April 29, 2004

Berger's Vision: The Fisking XXIII

Sandy Berger was commissioned by Foreign Affairs to produce a foreign policy essay for the next president from a Democrat perspective.

This is much too long to analyze in one shot, thus the numbered title, Part XXIII is below:

What Democrats must offer is a sense of realism: when the United States goes to war it had better be prepared to stay where it has fought, to fix what it has broken, and to work with allies for years, if necessary, to consolidate its victories. We must demonstrate staying power, not just firepower, whether in the Balkans or Afghanistan or Iraq.

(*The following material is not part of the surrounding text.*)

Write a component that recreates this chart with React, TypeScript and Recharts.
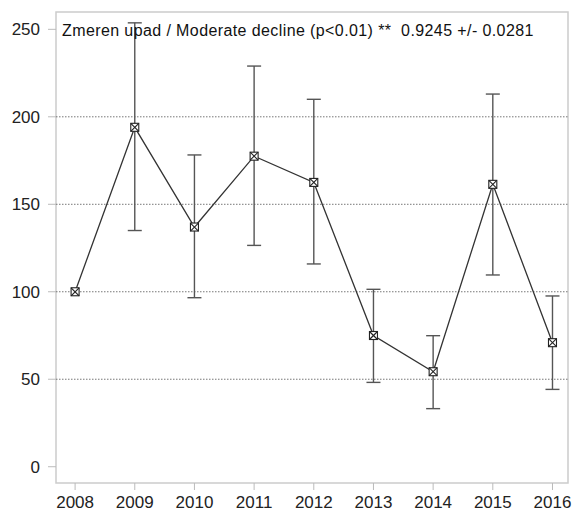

It just amazes me that a member of the administration that ran home from Somalia with its tail between its legs after one horrific incident (Black Hawk Down) can write the above paragraph and not even tangentially address the credibility chasm that Democrats bring to the table on the issue of sticking out reverses and staying the course in foreign interventions. But it's worse than ignoring Somalia and the other examples of Democrat ADHD (yes, there are Republican examples too but President Bush has already made it clear that they were a mistake, something that's lacking on the Democrat side). One of the scary features about our political system is that governments change regularly for domestic political reasons. If there is no consensus on foreign policy, the US will never manage to stay the course because the incoming party will have an entirely different course in mind and foreign partners and opponents will develop an entirely unhealthy interest in US domestic politics. They will have to in order to arrange their own affairs.

So where is the commitment to forging bipartisan consensus across party changeovers? It's nowhere to be found which means that we're likely to continue to get nasty last minute transition surprises when we go from Democrat to Republican administrations for the foreseeable future.